> [Given instruction] Without the images, write out the whole listing exactly.

> [Recorded information]
---------------
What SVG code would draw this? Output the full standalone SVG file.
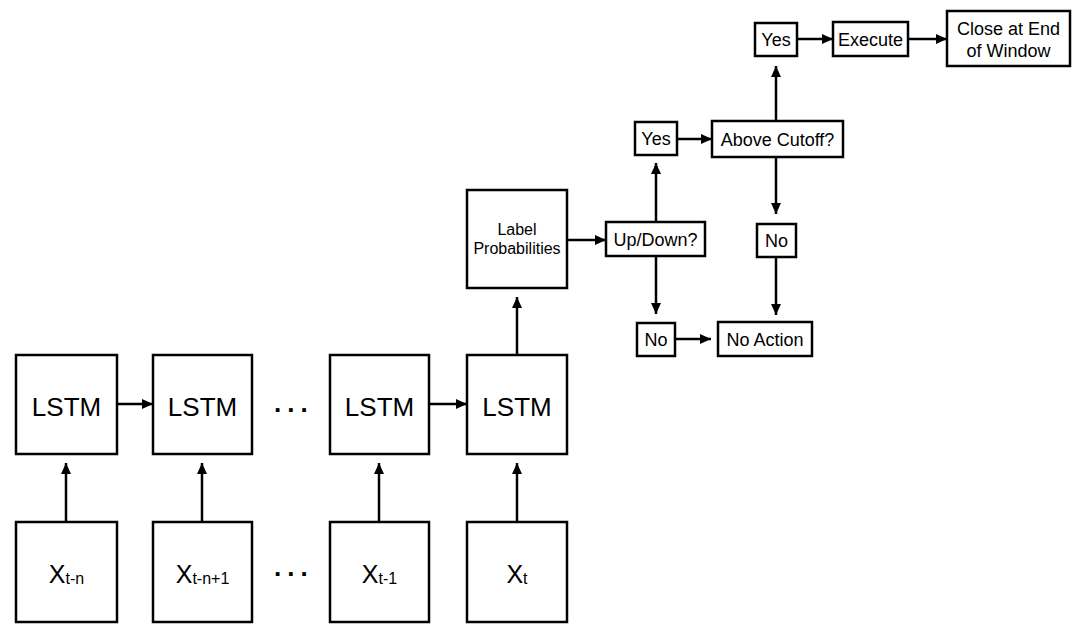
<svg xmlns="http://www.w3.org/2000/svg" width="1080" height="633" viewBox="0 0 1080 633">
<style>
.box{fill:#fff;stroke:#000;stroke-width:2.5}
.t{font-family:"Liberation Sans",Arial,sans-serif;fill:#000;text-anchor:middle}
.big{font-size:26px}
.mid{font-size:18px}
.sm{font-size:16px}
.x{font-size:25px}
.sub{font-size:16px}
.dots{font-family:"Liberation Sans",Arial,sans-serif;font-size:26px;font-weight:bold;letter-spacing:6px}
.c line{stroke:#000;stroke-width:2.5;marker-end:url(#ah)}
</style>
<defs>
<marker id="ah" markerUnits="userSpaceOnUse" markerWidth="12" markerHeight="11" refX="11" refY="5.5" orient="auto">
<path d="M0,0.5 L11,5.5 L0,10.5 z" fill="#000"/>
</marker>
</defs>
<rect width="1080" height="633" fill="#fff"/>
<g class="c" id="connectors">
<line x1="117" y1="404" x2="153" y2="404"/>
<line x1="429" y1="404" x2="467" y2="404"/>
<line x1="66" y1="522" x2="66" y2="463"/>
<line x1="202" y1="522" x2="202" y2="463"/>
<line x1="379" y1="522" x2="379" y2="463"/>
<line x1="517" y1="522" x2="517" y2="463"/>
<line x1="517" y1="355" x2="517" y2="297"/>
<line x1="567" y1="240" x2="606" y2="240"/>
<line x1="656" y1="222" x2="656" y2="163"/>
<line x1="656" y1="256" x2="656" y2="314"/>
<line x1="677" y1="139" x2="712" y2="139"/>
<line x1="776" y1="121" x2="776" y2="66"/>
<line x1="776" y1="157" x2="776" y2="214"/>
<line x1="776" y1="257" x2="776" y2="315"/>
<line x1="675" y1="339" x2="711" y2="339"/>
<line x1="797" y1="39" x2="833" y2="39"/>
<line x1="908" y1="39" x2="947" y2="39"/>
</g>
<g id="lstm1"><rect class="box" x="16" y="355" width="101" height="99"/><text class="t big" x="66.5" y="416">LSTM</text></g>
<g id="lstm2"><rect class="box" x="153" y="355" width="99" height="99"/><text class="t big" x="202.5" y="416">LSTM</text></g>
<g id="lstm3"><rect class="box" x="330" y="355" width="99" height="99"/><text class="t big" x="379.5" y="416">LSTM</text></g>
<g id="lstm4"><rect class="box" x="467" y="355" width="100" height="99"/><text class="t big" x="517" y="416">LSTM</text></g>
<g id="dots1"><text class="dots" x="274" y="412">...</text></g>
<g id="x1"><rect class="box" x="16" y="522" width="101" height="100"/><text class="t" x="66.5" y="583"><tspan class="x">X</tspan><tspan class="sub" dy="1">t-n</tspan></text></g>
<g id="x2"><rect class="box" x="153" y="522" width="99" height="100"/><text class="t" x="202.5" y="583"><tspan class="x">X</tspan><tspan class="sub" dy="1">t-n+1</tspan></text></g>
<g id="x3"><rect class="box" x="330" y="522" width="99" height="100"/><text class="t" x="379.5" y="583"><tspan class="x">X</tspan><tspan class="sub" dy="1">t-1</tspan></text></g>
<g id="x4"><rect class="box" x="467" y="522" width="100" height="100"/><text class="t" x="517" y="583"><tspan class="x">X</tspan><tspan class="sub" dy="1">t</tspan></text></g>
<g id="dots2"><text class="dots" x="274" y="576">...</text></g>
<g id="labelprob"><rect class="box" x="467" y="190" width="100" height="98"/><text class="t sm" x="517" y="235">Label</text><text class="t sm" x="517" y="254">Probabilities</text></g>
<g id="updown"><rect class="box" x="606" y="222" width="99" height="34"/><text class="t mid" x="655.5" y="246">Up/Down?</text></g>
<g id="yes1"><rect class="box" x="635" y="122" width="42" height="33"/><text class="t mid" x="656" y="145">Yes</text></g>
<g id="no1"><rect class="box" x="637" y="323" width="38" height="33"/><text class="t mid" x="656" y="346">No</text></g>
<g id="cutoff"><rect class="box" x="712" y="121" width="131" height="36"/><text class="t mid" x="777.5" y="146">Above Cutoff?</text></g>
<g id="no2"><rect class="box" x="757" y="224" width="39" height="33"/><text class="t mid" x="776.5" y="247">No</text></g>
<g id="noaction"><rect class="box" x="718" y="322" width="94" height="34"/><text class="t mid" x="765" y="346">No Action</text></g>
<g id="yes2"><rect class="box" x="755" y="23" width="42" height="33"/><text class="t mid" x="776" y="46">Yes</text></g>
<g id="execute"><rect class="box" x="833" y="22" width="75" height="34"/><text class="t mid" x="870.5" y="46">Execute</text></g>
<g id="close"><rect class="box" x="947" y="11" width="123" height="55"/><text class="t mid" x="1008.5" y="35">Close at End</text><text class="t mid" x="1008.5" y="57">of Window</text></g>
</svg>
---------------
> [Exercise solution]
What SVG code would draw this? Output the full standalone SVG file.
<svg xmlns="http://www.w3.org/2000/svg" width="1080" height="633" viewBox="0 0 1080 633">
<style>
.box{fill:#fff;stroke:#000;stroke-width:2.5}
.t{font-family:"Liberation Sans",Arial,sans-serif;fill:#000;text-anchor:middle}
.big{font-size:26px}
.mid{font-size:18px}
.sm{font-size:16px}
.x{font-size:25px}
.sub{font-size:16px}
.dots{font-family:"Liberation Sans",Arial,sans-serif;font-size:26px;font-weight:bold;letter-spacing:6px}
.c line{stroke:#000;stroke-width:2.5;marker-end:url(#ah)}
</style>
<defs>
<marker id="ah" markerUnits="userSpaceOnUse" markerWidth="12" markerHeight="11" refX="11" refY="5.5" orient="auto">
<path d="M0,0.5 L11,5.5 L0,10.5 z" fill="#000"/>
</marker>
</defs>
<rect width="1080" height="633" fill="#fff"/>
<g class="c" id="connectors">
<line x1="117" y1="404" x2="153" y2="404"/>
<line x1="429" y1="404" x2="467" y2="404"/>
<line x1="66" y1="522" x2="66" y2="463"/>
<line x1="202" y1="522" x2="202" y2="463"/>
<line x1="379" y1="522" x2="379" y2="463"/>
<line x1="517" y1="522" x2="517" y2="463"/>
<line x1="517" y1="355" x2="517" y2="297"/>
<line x1="567" y1="240" x2="606" y2="240"/>
<line x1="656" y1="222" x2="656" y2="163"/>
<line x1="656" y1="256" x2="656" y2="314"/>
<line x1="677" y1="139" x2="712" y2="139"/>
<line x1="776" y1="121" x2="776" y2="66"/>
<line x1="776" y1="157" x2="776" y2="214"/>
<line x1="776" y1="257" x2="776" y2="315"/>
<line x1="675" y1="339" x2="711" y2="339"/>
<line x1="797" y1="39" x2="833" y2="39"/>
<line x1="908" y1="39" x2="947" y2="39"/>
</g>
<g id="lstm1"><rect class="box" x="16" y="355" width="101" height="99"/><text class="t big" x="66.5" y="416">LSTM</text></g>
<g id="lstm2"><rect class="box" x="153" y="355" width="99" height="99"/><text class="t big" x="202.5" y="416">LSTM</text></g>
<g id="lstm3"><rect class="box" x="330" y="355" width="99" height="99"/><text class="t big" x="379.5" y="416">LSTM</text></g>
<g id="lstm4"><rect class="box" x="467" y="355" width="100" height="99"/><text class="t big" x="517" y="416">LSTM</text></g>
<g id="dots1"><text class="dots" x="274" y="412">...</text></g>
<g id="x1"><rect class="box" x="16" y="522" width="101" height="100"/><text class="t" x="66.5" y="583"><tspan class="x">X</tspan><tspan class="sub" dy="1">t-n</tspan></text></g>
<g id="x2"><rect class="box" x="153" y="522" width="99" height="100"/><text class="t" x="202.5" y="583"><tspan class="x">X</tspan><tspan class="sub" dy="1">t-n+1</tspan></text></g>
<g id="x3"><rect class="box" x="330" y="522" width="99" height="100"/><text class="t" x="379.5" y="583"><tspan class="x">X</tspan><tspan class="sub" dy="1">t-1</tspan></text></g>
<g id="x4"><rect class="box" x="467" y="522" width="100" height="100"/><text class="t" x="517" y="583"><tspan class="x">X</tspan><tspan class="sub" dy="1">t</tspan></text></g>
<g id="dots2"><text class="dots" x="274" y="576">...</text></g>
<g id="labelprob"><rect class="box" x="467" y="190" width="100" height="98"/><text class="t sm" x="517" y="235">Label</text><text class="t sm" x="517" y="254">Probabilities</text></g>
<g id="updown"><rect class="box" x="606" y="222" width="99" height="34"/><text class="t mid" x="655.5" y="246">Up/Down?</text></g>
<g id="yes1"><rect class="box" x="635" y="122" width="42" height="33"/><text class="t mid" x="656" y="145">Yes</text></g>
<g id="no1"><rect class="box" x="637" y="323" width="38" height="33"/><text class="t mid" x="656" y="346">No</text></g>
<g id="cutoff"><rect class="box" x="712" y="121" width="131" height="36"/><text class="t mid" x="777.5" y="146">Above Cutoff?</text></g>
<g id="no2"><rect class="box" x="757" y="224" width="39" height="33"/><text class="t mid" x="776.5" y="247">No</text></g>
<g id="noaction"><rect class="box" x="718" y="322" width="94" height="34"/><text class="t mid" x="765" y="346">No Action</text></g>
<g id="yes2"><rect class="box" x="755" y="23" width="42" height="33"/><text class="t mid" x="776" y="46">Yes</text></g>
<g id="execute"><rect class="box" x="833" y="22" width="75" height="34"/><text class="t mid" x="870.5" y="46">Execute</text></g>
<g id="close"><rect class="box" x="947" y="11" width="123" height="55"/><text class="t mid" x="1008.5" y="35">Close at End</text><text class="t mid" x="1008.5" y="57">of Window</text></g>
</svg>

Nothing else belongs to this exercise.